27 de outubro de 2008

Essa

Essa eu não entendi. O que leva alguém a pichar "Fora Bush" numa esquina da Avenida Santo Amaro com uma rua qualquer de Moema (seria a Graúna? ou a "Inhambu?" Existe a Inhambu? É legal?), no muro de um escritório de advocacia meio caído (imagino que deve ser meio caído, afinal fica numa esquina da Santo Amaro, a única coisa que dá certo na Santo Amaro é auto-mecânica e botequim).
Mas voltando ao tema. É plenamente compreensível que a popularidade do presidente Bush esteja em baixa junto a segmentos da população que costumam pichar esquinas das avenidas da Zona Sul de São Paulo - Bush deve ser no momento impopular junto a quase todos os segmentos da população do mundo, independente dos respectivos hábitos de pichação. Também é natural que pichadores concentrem seus esforços em mensagens de protesto, deixando manifestações de apoio ou encorajamento para mídias menos reprimidas pelas forças policiais.
Mas nada disso explica a motivação por trás da pichação. Primeiro, não está claro da onde se quer expulsar o Bush. A região de Brooklin/Moema fica a milhares de quilômetros fora da fronteira americana. Se a moçada quer mesmo protestar contra as políticas do governo americano, que vá pichar os muros perto da Casa Branca ou que seja do rancho particular de W. em Crawford, Texas.
Mais que isso, a probabilidade de que alguma pessoa com poder de mover um processo de impeachment contra o presidente dos Estados Unidos costume passar diariamente pela Santo Amaro (sentido bairro-centro) é menor do que achar armas de destruição em massa no Iraque. Mesmo que algum congressista norte-americano, por remoto acaso, use a Santo Amaro de carro, moto ou ônibus no seu transaldo casa/trabalho/facul/casa da namorada (!!), é improvável que ele elencasse a prerrogativa constitucional de questionar o chefe de governo do executivo estadunidense e abalar a distribuição a separação de poderes em curso há dois séculos por causa da influência de uma manifestação gráfica feita com tinta spray numa metrópole da América Latina. O fato da letra "O" de "fora" ter uma linha vertical no meio (para dar um aspecto gótico? nórdico??) não aumenta em nada o poder de persuasão da mensagem.

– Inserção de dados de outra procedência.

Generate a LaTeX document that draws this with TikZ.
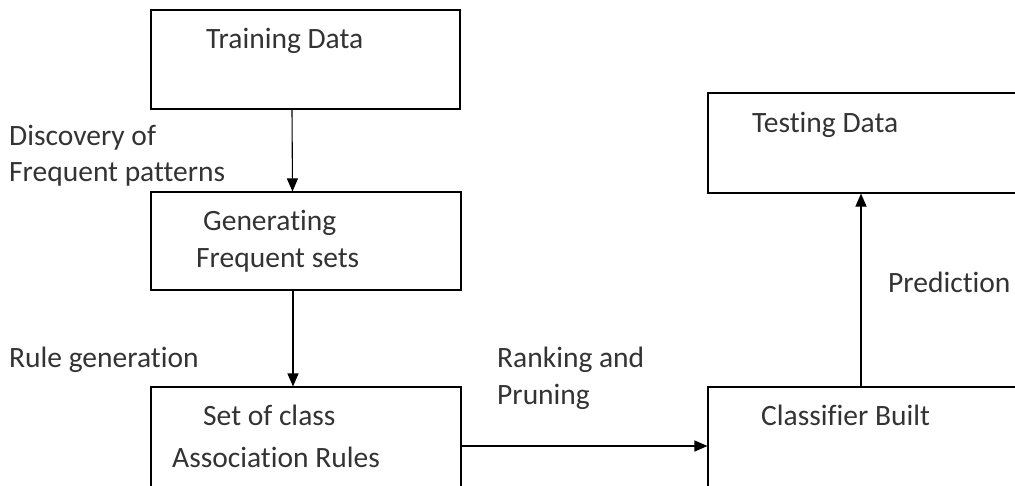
\documentclass[tikz,border=0pt]{standalone}
\usepackage{fontspec}
\setmainfont[Ligatures={NoCommon,NoRequired,NoContextual}]{Carlito}
\usetikzlibrary{arrows.meta}
\begin{document}
\begin{tikzpicture}[x=1pt, y=-1pt,
        box/.style={rectangle, draw, line width=1.1pt, inner sep=0pt},
        txt/.style={anchor=base west, inner sep=0pt, text=black!80, font=\fontsize{29.5}{35}\selectfont},
        flow/.style={-{Triangle[length=13pt, width=11pt]}, line width=1.1pt}]
            \useasboundingbox (0,0) rectangle (1015,485);
            \clip (0,0) rectangle (1015,485);

            \node (train) at (305.5,59.5) [box, minimum width=309pt, minimum height=99pt] {};
            \node (gen) at (306,241) [box, minimum width=310pt, minimum height=98pt] {};
            \node (rules) at (306,462) [box, minimum width=310pt, minimum height=150pt] {};
            \node (test) at (904,143) [box, minimum width=392pt, minimum height=100pt] {};
            \node (clf) at (904,462) [box, minimum width=392pt, minimum height=150pt] {};

            \node (ttrain) at (206,48) [txt] {Training Data};
            \node (tgen1) at (203,230) [txt] {Generating};
            \node (tgen2) at (196,267) [txt] {Frequent sets};
            \node (trules1) at (203,425) [txt] {Set of class};
            \node (trules2) at (172,467) [txt] {Association Rules};
            \node (ttest) at (752,132) [txt] {Testing Data};
            \node (tclf) at (761,425) [txt] {Classifier Built};

            \node (ldisc1) at (9,145) [txt] {Discovery of};
            \node (ldisc2) at (9,181) [txt] {Frequent patterns};
            \node (lrule) at (9,367) [txt] {Rule generation};
            \node (lrank1) at (497,367) [txt] {Ranking and};
            \node (lrank2) at (497,404) [txt] {Pruning};
            \node (lpred) at (888,292) [txt] {Prediction};

            \draw[flow] ([xshift=-13.5pt]train.south) -- ([xshift=-13.5pt]gen.north);
            \draw[flow] ([xshift=-13pt]gen.south) -- ([xshift=-13pt]rules.north);
            \draw[flow] ([yshift=16pt]rules.east) -- ([yshift=16pt]clf.west);
            \draw[flow] ([xshift=-43pt]clf.north) -- ([xshift=-43pt]test.south);

        \end{tikzpicture}
\end{document}
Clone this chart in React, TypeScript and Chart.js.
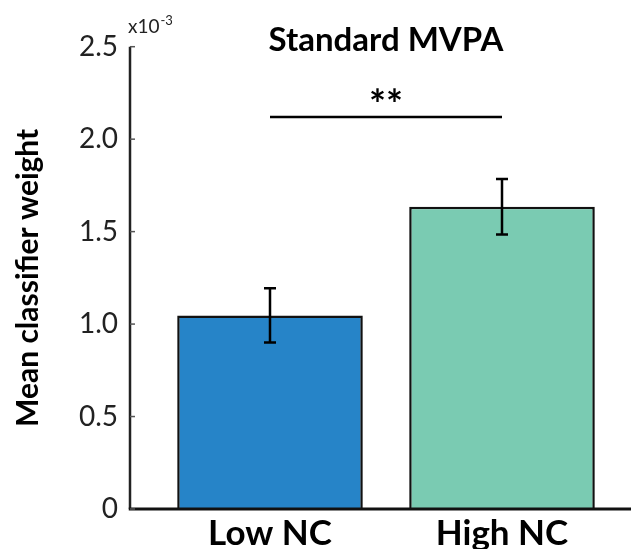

(Não deixa de ser intrigante que os pichadores não dediquem sua energia contestatória a alvos mais próximos. Por que ninguém picha "Fora Lula"? Seria pelo menos um pouco mais pertinente no sentido geopolítico.)
A verdadeira questão do piche (que muita gente prefere denominar "grafite" e tratar como uma "forma de arte") é sua relação complicada com a democracia. Bush, para todos os efeitos, foi eleito democraticamente duas vezes, e terá seu mandato encerrado em poucos meses, quando será escolhido seu sucessor pela população dos EUA através dos colégios eleitorais. Se alguém quer participar do processo, é só se tornar um cidadão daquele país, e comparacer à votação no começo de novembro. (Nem precisa viajar até os EUA, ao contrário dos eleitores brasileiros, eles podem votar no consulado/pelo correio). Para mim, parece um procedimento muito mais saudável do que sorrateiramente começar a impor palavras de ordem nos espaços públicos de uso coletivo.
Essa questão de "Fora Bush" pode parecer inconseqüente, mas não é. Basta lembrar dez anos atrás, quando os baderneiros preferiam clamar por "Fora FHC", desrepeitando a ordem institucional e a vontade legítima da maioria. FHC cumpriu seu mandato, e foi embora para casa (no Higienópolis, longe da Santo Amaro). A turma da pichação sorrateira e autoritária continua aí.